Quote, line for line, the entries from the first through the one containing "(0,0) rectangle (545,411);". Pictures are left out.

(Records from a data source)
··········

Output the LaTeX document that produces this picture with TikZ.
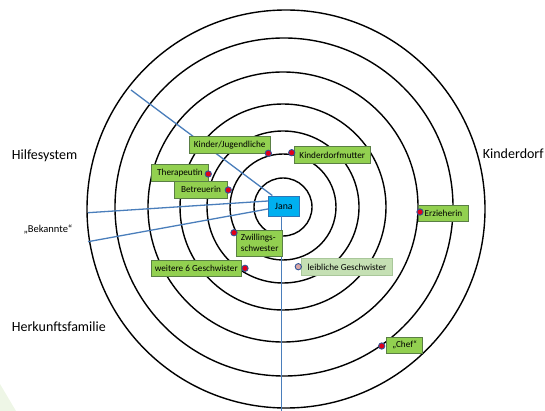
\documentclass[tikz,border=0pt]{standalone}
\usepackage{fontspec}
\setmainfont{Carlito}
\usetikzlibrary{arrows.meta}

\definecolor{boxgreen}{HTML}{92D050}
\definecolor{boxedge}{HTML}{5A7F45}
\definecolor{janafill}{HTML}{00B0F0}
\definecolor{janaedge}{HTML}{2E75B6}
\definecolor{linkblue}{HTML}{4A7EBB}
\definecolor{dotred}{HTML}{E0001B}
\definecolor{dotedge}{HTML}{2F5597}
\definecolor{leibfill}{HTML}{C5E0B4}
\definecolor{leibedge}{HTML}{A9C79A}
\definecolor{leibdot}{HTML}{D9A5A5}
\definecolor{cornergreen}{HTML}{EEF6E6}

\begin{document}
\begin{tikzpicture}[x=1pt, y=-1pt,
		ring/.style={draw=black, line width=1.4pt},
		link/.style={draw=linkblue, line width=1.3pt},
		greenbox/.style={draw=boxedge, fill=boxgreen, line width=0.9pt, inner sep=1pt,
			font=\fontsize{9.2}{10.5}\selectfont},
		reddot/.style={circle, draw=dotedge, fill=dotred, line width=0.9pt,
			minimum size=6.3pt, inner sep=0pt},
		sidelabel/.style={anchor=west, inner sep=0pt, font=\fontsize{14}{16}\selectfont}]
		
		\useasboundingbox (0,0) rectangle (545,411);
		
		% Corner
		\fill[cornergreen] (0,384) -- (16,411) -- (0,411) -- cycle;
		
		% Circles
		\draw[ring] (283,207) circle[radius=29pt];
		\draw[ring] (283,207) circle[radius=53pt];
		\draw[ring] (283,207) circle[radius=76pt];
		\draw[ring] (283,207) circle[radius=103pt];
		\draw[ring] (283,207) circle[radius=135pt];
		\draw[ring] (284,207) circle[radius=169pt];
		\draw[ring] (286,209) circle[radius=199pt];
		
		% Jana and the lines
		\node[draw=janaedge, fill=janafill, line width=0.9pt, minimum width=31pt, minimum height=20pt,
			inner sep=1pt, font=\fontsize{9.8}{11}\selectfont] (jana) at (283.8,206) {Jana};
		\coordinate (hsend) at (131,90);
		\coordinate (bkupper) at (88,212.7);
		\coordinate (bklower) at (88,241.7);
		\coordinate (bottomend) at (281.8,411);
		\draw[link] (hsend) -- ([xshift=4.5pt]jana.north west);
		\draw[link] (bkupper) -- ([yshift=5pt]jana.west);
		\draw[link] (bklower) -- ([yshift=-3pt]jana.west);
		\draw[link] ([xshift=-2pt]jana.south) -- (bottomend);
		
		% Boxes
		\node[greenbox, minimum width=80.7pt, minimum height=16.6pt] (kj) at (229.7,145) {Kinder/Jugendliche};
		\node[greenbox, minimum width=76.7pt, minimum height=16.6pt] (kdm) at (332.3,155) {Kinderdorfmutter};
		\node[greenbox, minimum width=56.6pt, minimum height=16.7pt] (thera) at (180,172.7) {Therapeutin};
		\node[greenbox, minimum width=53.4pt, minimum height=17.3pt] (betr) at (201,189.7) {Betreuerin};
		\node[greenbox, minimum width=46pt, minimum height=26pt, align=left] (zwilling) at (259.7,243) {Zwillings-\\schwester};
		\node[greenbox, minimum width=90.7pt, minimum height=16.7pt] (weitere) at (196.3,268.3) {weitere 6 Geschwister};
		\node[greenbox, draw=leibedge, fill=leibfill, minimum width=90.6pt, minimum height=17.4pt] (leiblich) at (347,267) {leibliche Geschwister};
		\node[greenbox, minimum width=50pt, minimum height=16pt] (erz) at (443.5,213.5) {Erzieherin};
		\node[greenbox, minimum width=36pt, minimum height=16pt] (chef) at (404.7,345.3) {„Chef“};
		
		% Dots
		\node[reddot] (kjdot) at (268.3,153.3) {};
		\node[reddot] (kdmdot) at (291.7,152.7) {};
		\node[reddot] (theradot) at (208.3,174) {};
		\node[reddot] (betrdot) at (228.3,190) {};
		\node[reddot] (zwillingdot) at (234,232.7) {};
		\node[reddot] (weiteredot) at (245,268.3) {};
		\node[reddot, fill=leibdot] (leiblichdot) at (298.3,266.7) {};
		\node[reddot] (erzdot) at (420,212) {};
		\node[reddot] (chefdot) at (381.7,346) {};
		
		% Side labels
		\node[sidelabel] (hilfe) at (11.7,155.5) {Hilfesystem};
		\node[sidelabel, font=\fontsize{10.5}{12}\selectfont] (bekannte) at (23.3,230) {„Bekannte“};
		\node[sidelabel] (herkunft) at (11.7,326.7) {Herkunftsfamilie};
		\node[sidelabel] (kinderdorf) at (482.7,153.5) {Kinderdorf};
		
	\end{tikzpicture}
\end{document}
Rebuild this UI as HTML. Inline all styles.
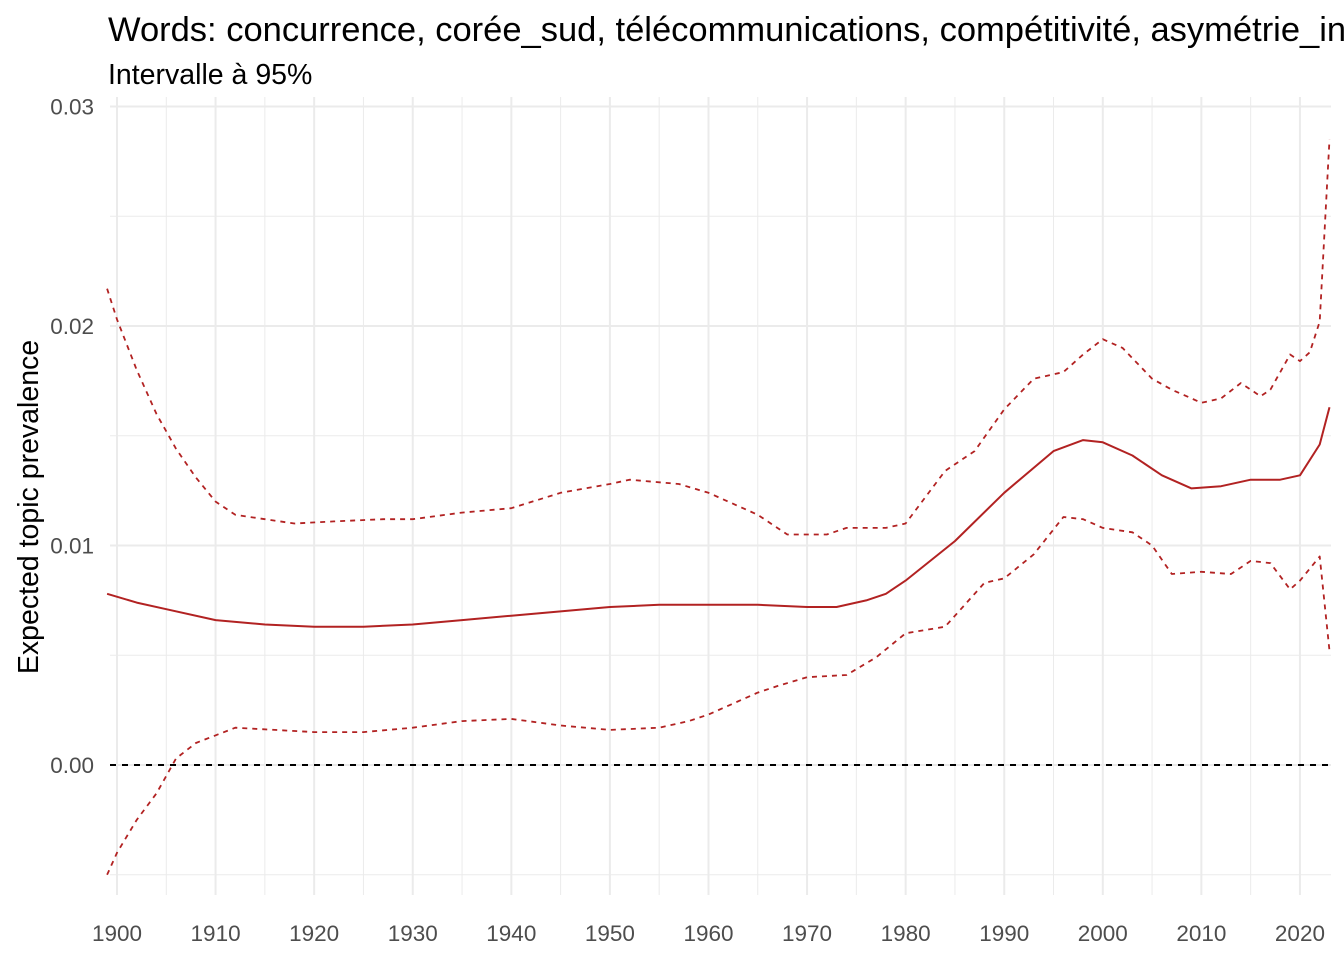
<!DOCTYPE html>
<html><head><meta charset="utf-8"><style>
html,body{margin:0;padding:0;background:#fff;overflow:hidden}
svg{display:block;font-family:"Liberation Sans",Arial,sans-serif}
</style></head><body>
<svg id="s" width="1344" height="960" xmlns="http://www.w3.org/2000/svg">
<text x="108" y="41" font-size="34.5" fill="#000">Words: concurrence, corée_sud, télécommunications, compétitivité, asymétrie_information</text>
<text x="108" y="84" font-size="28.5" fill="#000">Intervalle à 95%</text>
<text transform="translate(38,507) rotate(-90)" text-anchor="middle" font-size="28.5" fill="#000">Expected topic prevalence</text>
<g id="g"></g>
</svg>
<script>
const X=y=>117+(y-1900)*9.858, Y=v=>765-v*21950;
const g=document.getElementById('g');let h='';
const L=110,R=1331,T=97,B=895;
for(let v=-0.005;v<=0.0301;v+=0.005){const y=Y(v);const maj=Math.abs(Math.round(v*200)%2)==0;
h+=`<line x1="${L}" x2="${R}" y1="${y}" y2="${y}" stroke="#ebebeb" stroke-width="${maj?2:1}"/>`;}
for(let yr=1895;yr<=2025;yr+=5){const x=X(yr);if(x<L||x>R)continue;const maj=yr%10==0;
h+=`<line x1="${x}" x2="${x}" y1="${T}" y2="${B}" stroke="#ebebeb" stroke-width="${maj?2:1}"/>`;
if(maj)h+=`<text x="${x}" y="941" text-anchor="middle" font-size="22.5" fill="#4d4d4d">${yr}</text>`;}
[[0.03,'0.03'],[0.02,'0.02'],[0.01,'0.01'],[0,'0.00']].forEach(([v,t])=>h+=`<text x="94" y="${Y(v)+8}" text-anchor="end" font-size="22.5" fill="#4d4d4d">${t}</text>`);
h+=`<line x1="${L}" x2="${R}" y1="${Y(0)}" y2="${Y(0)}" stroke="#000" stroke-width="2" stroke-dasharray="6,6"/>`;
const mean=[[1899,.0078],[1902,.0074],[1905,.0071],[1910,.0066],[1915,.0064],[1920,.0063],[1925,.0063],[1930,.0064],[1935,.0066],[1940,.0068],[1945,.0070],[1950,.0072],[1955,.0073],[1960,.0073],[1965,.0073],[1970,.0072],[1973,.0072],[1976,.0075],[1978,.0078],[1980,.0084],[1985,.0102],[1990,.0124],[1995,.0143],[1998,.0148],[2000,.0147],[2003,.0141],[2006,.0132],[2009,.0126],[2012,.0127],[2015,.0130],[2018,.0130],[2020,.0132],[2022,.0146],[2023,.0163]];
const up=[[1899,.0217],[1900,.0203],[1902,.018],[1904,.016],[1906,.0144],[1908,.0131],[1910,.0120],[1912,.0114],[1915,.0112],[1918,.0110],[1922,.0111],[1927,.0112],[1930,.0112],[1935,.0115],[1940,.0117],[1945,.0124],[1950,.0128],[1952,.0130],[1957,.0128],[1960,.0124],[1965,.0114],[1968,.0105],[1972,.0105],[1974,.0108],[1978,.0108],[1980,.0110],[1984,.0134],[1987,.0143],[1990,.0162],[1993,.0176],[1996,.0179],[1998,.0187],[2000,.0194],[2002,.0190],[2005,.0176],[2007,.0171],[2010,.0165],[2012,.0167],[2014,.0174],[2016,.0168],[2017,.0171],[2019,.0187],[2020,.0184],[2021,.0188],[2022,.0202],[2023,.0285]];
const lo=[[1899,-.0050],[1900,-.0040],[1902,-.0025],[1904,-.0013],[1906,.0003],[1908,.0010],[1912,.0017],[1920,.0015],[1925,.0015],[1930,.0017],[1935,.0020],[1940,.0021],[1945,.0018],[1950,.0016],[1955,.0017],[1958,.0020],[1960,.0023],[1965,.0033],[1967,.0036],[1970,.0040],[1974,.0041],[1977,.0049],[1980,.0060],[1984,.0063],[1988,.0083],[1990,.0085],[1993,.0096],[1996,.0113],[1998,.0112],[2000,.0108],[2003,.0106],[2005,.0100],[2007,.0087],[2010,.0088],[2013,.0087],[2015,.0093],[2017,.0092],[2019,.0080],[2020,.0084],[2022,.0095],[2023,.0052]];
const p=a=>a.map((d,i)=>(i?'L':'M')+X(d[0]).toFixed(1)+','+Y(d[1]).toFixed(1)).join('');
h+=`<path d="${p(mean)}" fill="none" stroke="#b22222" stroke-width="2" stroke-linejoin="round"/>`;
h+=`<path d="${p(up)}" fill="none" stroke="#b22222" stroke-width="1.8" stroke-dasharray="5,5" stroke-linejoin="round"/>`;
h+=`<path d="${p(lo)}" fill="none" stroke="#b22222" stroke-width="1.8" stroke-dasharray="5,5" stroke-linejoin="round"/>`;
g.innerHTML=h;
</script>
</body></html>
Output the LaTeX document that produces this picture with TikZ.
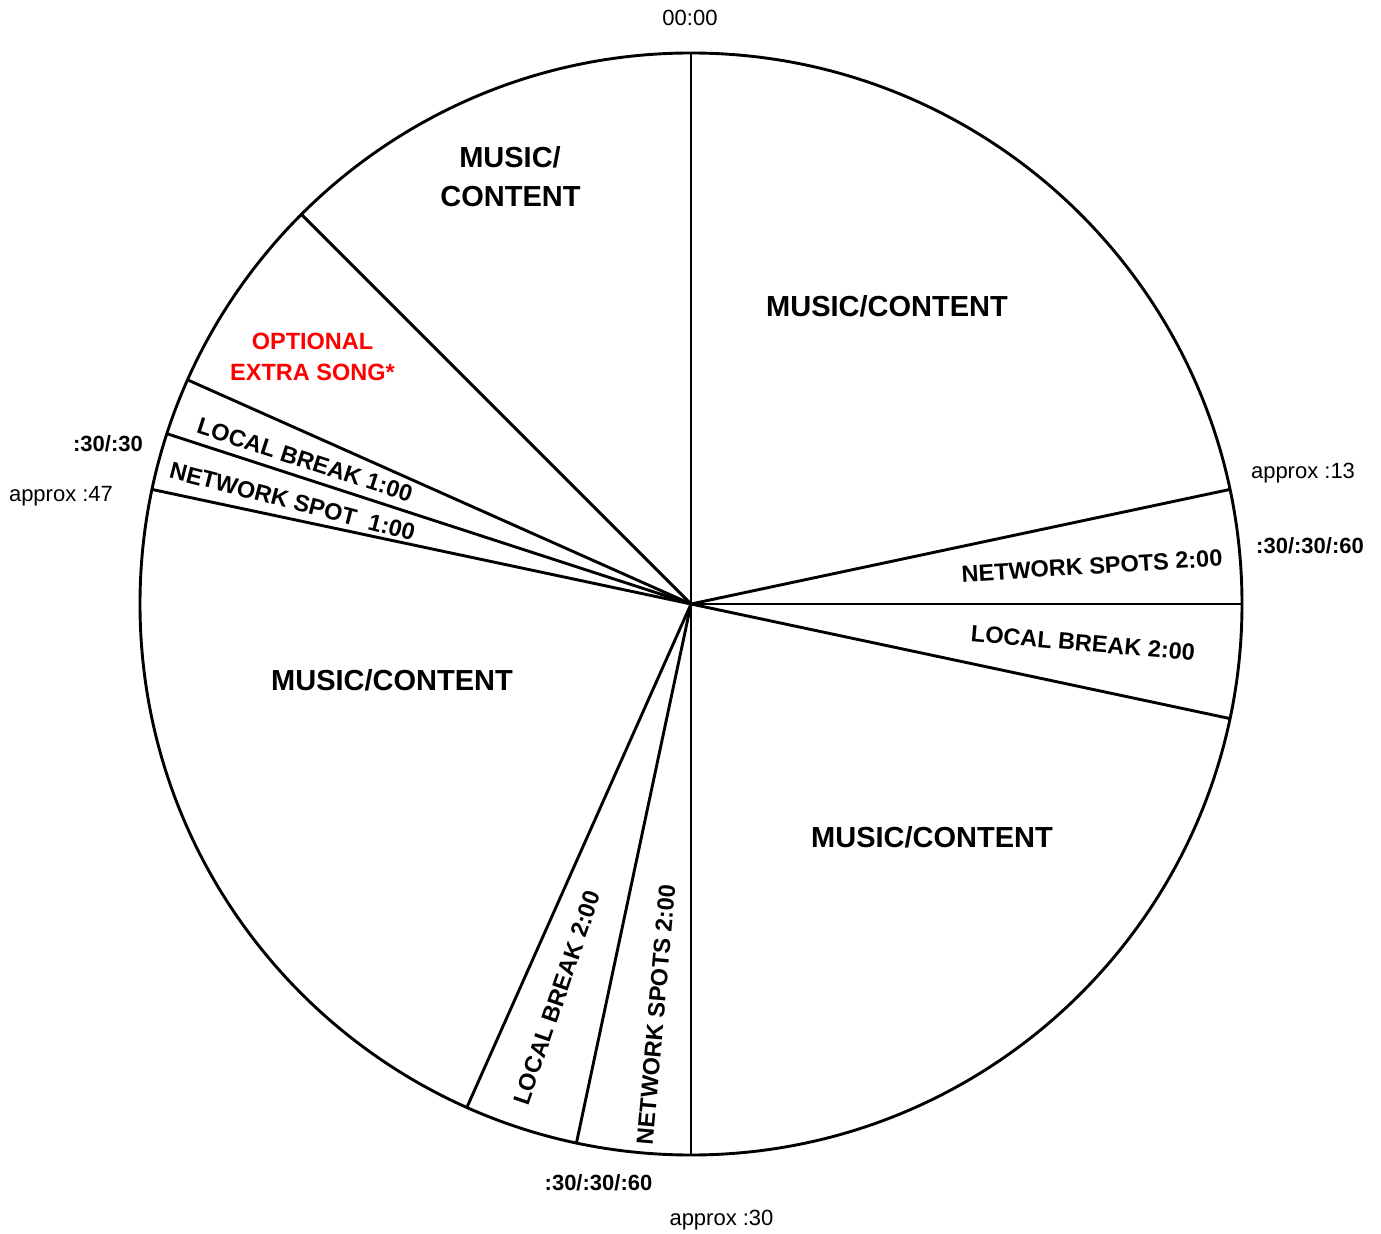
\documentclass[tikz,border=0pt]{standalone}
\usepackage{fontspec}
\setmainfont{Liberation Sans}
\begin{document}
\begin{tikzpicture}[x=1bp,y=1bp,
  edge/.style={line width=2.9bp, draw=black},
  big/.style={font=\fontsize{29bp}{34bp}\selectfont\bfseries, inner sep=0pt, anchor=base},
  seg/.style={font=\fontsize{23.5bp}{27bp}\selectfont\bfseries, inner sep=0pt, anchor=center},
  small/.style={font=\fontsize{22bp}{26bp}\selectfont, inner sep=0pt, anchor=base},
  smallb/.style={font=\fontsize{22bp}{26bp}\selectfont\bfseries, inner sep=0pt, anchor=base},
  redlbl/.style={font=\fontsize{23.5bp}{28bp}\selectfont\bfseries, text=red, inner sep=0pt, anchor=base}]
\useasboundingbox (0,0) rectangle (1381,1233);
\coordinate (O) at (691,629);
\draw[edge] (O) circle (551);
\foreach \a [count=\i] in {90,12,0,-12,-90,-102,-114,168,162,156,135}{
  \path (O) ++(\a:551) coordinate (e\i);
  \draw[edge] (O) -- (e\i);
}
% big content labels
\node[big] (mcA) at (887,916) {MUSIC/CONTENT};
\node[big] (mcB) at (932,386) {MUSIC/CONTENT};
\node[big] (mcC) at (392,542) {MUSIC/CONTENT};
\node[big] (mcD1) at (510,1065) {MUSIC/};
\node[big] (mcD2) at (510.5,1026) {CONTENT};
% optional
\node[redlbl] (opt1) at (312.5,883) {OPTIONAL};
\node[redlbl] (opt2) at (312.5,852) {EXTRA SONG*};
% segment labels
\node[seg, rotate=3.5] (nsR) at (1092,667) {NETWORK SPOTS 2:00};
\node[seg, rotate=-5] (lbR) at (1083,590) {LOCAL BREAK 2:00};
\node[seg, rotate=85] (nsB) at (656,218) {NETWORK SPOTS 2:00};
\node[seg, rotate=71] (lbB) at (557,235) {LOCAL BREAK 2:00};
\node[seg, rotate=-18] (lbL) at (305,773) {LOCAL BREAK 1:00};
\node[seg, rotate=-14.5] (nsL) at (292.5,731.5) {NETWORK SPOT\ \ 1:00};
% time labels
\node[small] (t0) at (690,1207) {00:00};
\node[small] (t13) at (1303,754) {approx :13};
\node[smallb] (sR) at (1310,679) {:30/:30/:60};
\node[smallb] (sB) at (598.5,43) {:30/:30/:60};
\node[small] (t30) at (721.5,8) {approx :30};
\node[smallb] (sL) at (108,781) {:30/:30};
\node[small] (t47) at (61,731) {approx :47};
\end{tikzpicture}
\end{document}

··········

#### [OUTPUT FOR THIS TASK]
Output the LaTeX document that produces this picture with TikZ.
\documentclass[tikz,border=0pt]{standalone}
\usepackage{fontspec}
\setmainfont{Carlito}
\usetikzlibrary{arrows.meta}

\definecolor{boxgreen}{HTML}{92D050}
\definecolor{boxedge}{HTML}{5A7F45}
\definecolor{janafill}{HTML}{00B0F0}
\definecolor{janaedge}{HTML}{2E75B6}
\definecolor{linkblue}{HTML}{4A7EBB}
\definecolor{dotred}{HTML}{E0001B}
\definecolor{dotedge}{HTML}{2F5597}
\definecolor{leibfill}{HTML}{C5E0B4}
\definecolor{leibedge}{HTML}{A9C79A}
\definecolor{leibdot}{HTML}{D9A5A5}
\definecolor{cornergreen}{HTML}{EEF6E6}

\begin{document}
\begin{tikzpicture}[x=1pt, y=-1pt,
		ring/.style={draw=black, line width=1.4pt},
		link/.style={draw=linkblue, line width=1.3pt},
		greenbox/.style={draw=boxedge, fill=boxgreen, line width=0.9pt, inner sep=1pt,
			font=\fontsize{9.2}{10.5}\selectfont},
		reddot/.style={circle, draw=dotedge, fill=dotred, line width=0.9pt,
			minimum size=6.3pt, inner sep=0pt},
		sidelabel/.style={anchor=west, inner sep=0pt, font=\fontsize{14}{16}\selectfont}]
		
		\useasboundingbox (0,0) rectangle (545,411);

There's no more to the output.